Quote every line of the material beneath this one.

>>

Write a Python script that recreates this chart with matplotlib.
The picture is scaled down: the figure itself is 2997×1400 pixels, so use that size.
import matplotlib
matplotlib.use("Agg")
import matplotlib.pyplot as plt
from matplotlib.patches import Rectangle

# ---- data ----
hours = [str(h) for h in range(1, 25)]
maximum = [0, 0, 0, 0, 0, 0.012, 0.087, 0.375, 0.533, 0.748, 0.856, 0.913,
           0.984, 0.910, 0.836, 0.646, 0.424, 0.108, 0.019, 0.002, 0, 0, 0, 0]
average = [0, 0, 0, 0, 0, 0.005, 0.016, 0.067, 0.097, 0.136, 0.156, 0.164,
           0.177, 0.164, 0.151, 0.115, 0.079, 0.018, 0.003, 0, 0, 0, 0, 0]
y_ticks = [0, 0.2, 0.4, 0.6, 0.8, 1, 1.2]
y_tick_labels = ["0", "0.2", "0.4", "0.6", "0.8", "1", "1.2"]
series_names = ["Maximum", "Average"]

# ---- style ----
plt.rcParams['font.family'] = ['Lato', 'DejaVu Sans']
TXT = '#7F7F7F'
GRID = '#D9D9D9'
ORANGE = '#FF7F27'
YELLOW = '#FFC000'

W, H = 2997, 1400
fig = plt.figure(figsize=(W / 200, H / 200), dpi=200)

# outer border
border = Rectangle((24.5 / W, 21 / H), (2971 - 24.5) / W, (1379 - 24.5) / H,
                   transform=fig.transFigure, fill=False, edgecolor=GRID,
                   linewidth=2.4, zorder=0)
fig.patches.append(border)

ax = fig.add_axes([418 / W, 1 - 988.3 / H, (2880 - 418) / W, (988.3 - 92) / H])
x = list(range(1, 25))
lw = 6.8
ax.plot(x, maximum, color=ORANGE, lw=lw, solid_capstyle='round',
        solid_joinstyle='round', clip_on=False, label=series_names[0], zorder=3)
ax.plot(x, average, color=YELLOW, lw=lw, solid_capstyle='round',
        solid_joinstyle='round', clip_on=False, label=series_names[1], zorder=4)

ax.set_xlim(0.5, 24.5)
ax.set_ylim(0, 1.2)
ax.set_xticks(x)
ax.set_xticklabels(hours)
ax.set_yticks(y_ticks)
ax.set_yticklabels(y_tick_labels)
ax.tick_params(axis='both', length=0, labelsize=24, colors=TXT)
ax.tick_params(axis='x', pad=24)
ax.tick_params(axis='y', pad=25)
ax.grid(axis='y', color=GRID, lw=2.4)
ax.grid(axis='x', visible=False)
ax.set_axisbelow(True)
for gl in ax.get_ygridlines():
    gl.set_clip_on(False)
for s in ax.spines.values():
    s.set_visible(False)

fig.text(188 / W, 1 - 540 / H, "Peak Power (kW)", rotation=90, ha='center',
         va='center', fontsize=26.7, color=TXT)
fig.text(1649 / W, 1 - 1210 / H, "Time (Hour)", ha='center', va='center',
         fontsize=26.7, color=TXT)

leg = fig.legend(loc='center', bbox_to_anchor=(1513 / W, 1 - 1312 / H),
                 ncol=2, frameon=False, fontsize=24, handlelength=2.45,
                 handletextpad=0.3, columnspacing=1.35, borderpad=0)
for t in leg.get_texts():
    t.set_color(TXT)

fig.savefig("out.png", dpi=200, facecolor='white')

<<

■ Reply:
Write a Python script that recreates this chart with matplotlib.
The picture is scaled down: the figure itself is 2997×1400 pixels, so use that size.
import matplotlib
matplotlib.use("Agg")
import matplotlib.pyplot as plt
from matplotlib.patches import Rectangle

# ---- data ----
hours = [str(h) for h in range(1, 25)]
maximum = [0, 0, 0, 0, 0, 0.012, 0.087, 0.375, 0.533, 0.748, 0.856, 0.913,
           0.984, 0.910, 0.836, 0.646, 0.424, 0.108, 0.019, 0.002, 0, 0, 0, 0]
average = [0, 0, 0, 0, 0, 0.005, 0.016, 0.067, 0.097, 0.136, 0.156, 0.164,
           0.177, 0.164, 0.151, 0.115, 0.079, 0.018, 0.003, 0, 0, 0, 0, 0]
y_ticks = [0, 0.2, 0.4, 0.6, 0.8, 1, 1.2]
y_tick_labels = ["0", "0.2", "0.4", "0.6", "0.8", "1", "1.2"]
series_names = ["Maximum", "Average"]

# ---- style ----
plt.rcParams['font.family'] = ['Lato', 'DejaVu Sans']
TXT = '#7F7F7F'
GRID = '#D9D9D9'
ORANGE = '#FF7F27'
YELLOW = '#FFC000'

W, H = 2997, 1400
fig = plt.figure(figsize=(W / 200, H / 200), dpi=200)

# outer border
border = Rectangle((24.5 / W, 21 / H), (2971 - 24.5) / W, (1379 - 24.5) / H,
                   transform=fig.transFigure, fill=False, edgecolor=GRID,
                   linewidth=2.4, zorder=0)
fig.patches.append(border)

ax = fig.add_axes([418 / W, 1 - 988.3 / H, (2880 - 418) / W, (988.3 - 92) / H])
x = list(range(1, 25))
lw = 6.8
ax.plot(x, maximum, color=ORANGE, lw=lw, solid_capstyle='round',
        solid_joinstyle='round', clip_on=False, label=series_names[0], zorder=3)
ax.plot(x, average, color=YELLOW, lw=lw, solid_capstyle='round',
        solid_joinstyle='round', clip_on=False, label=series_names[1], zorder=4)

ax.set_xlim(0.5, 24.5)
ax.set_ylim(0, 1.2)
ax.set_xticks(x)
ax.set_xticklabels(hours)
ax.set_yticks(y_ticks)
ax.set_yticklabels(y_tick_labels)
ax.tick_params(axis='both', length=0, labelsize=24, colors=TXT)
ax.tick_params(axis='x', pad=24)
ax.tick_params(axis='y', pad=25)
ax.grid(axis='y', color=GRID, lw=2.4)
ax.grid(axis='x', visible=False)
ax.set_axisbelow(True)
for gl in ax.get_ygridlines():
    gl.set_clip_on(False)
for s in ax.spines.values():
    s.set_visible(False)

fig.text(188 / W, 1 - 540 / H, "Peak Power (kW)", rotation=90, ha='center',
         va='center', fontsize=26.7, color=TXT)
fig.text(1649 / W, 1 - 1210 / H, "Time (Hour)", ha='center', va='center',
         fontsize=26.7, color=TXT)

leg = fig.legend(loc='center', bbox_to_anchor=(1513 / W, 1 - 1312 / H),
                 ncol=2, frameon=False, fontsize=24, handlelength=2.45,
                 handletextpad=0.3, columnspacing=1.35, borderpad=0)
for t in leg.get_texts():
    t.set_color(TXT)

fig.savefig("out.png", dpi=200, facecolor='white')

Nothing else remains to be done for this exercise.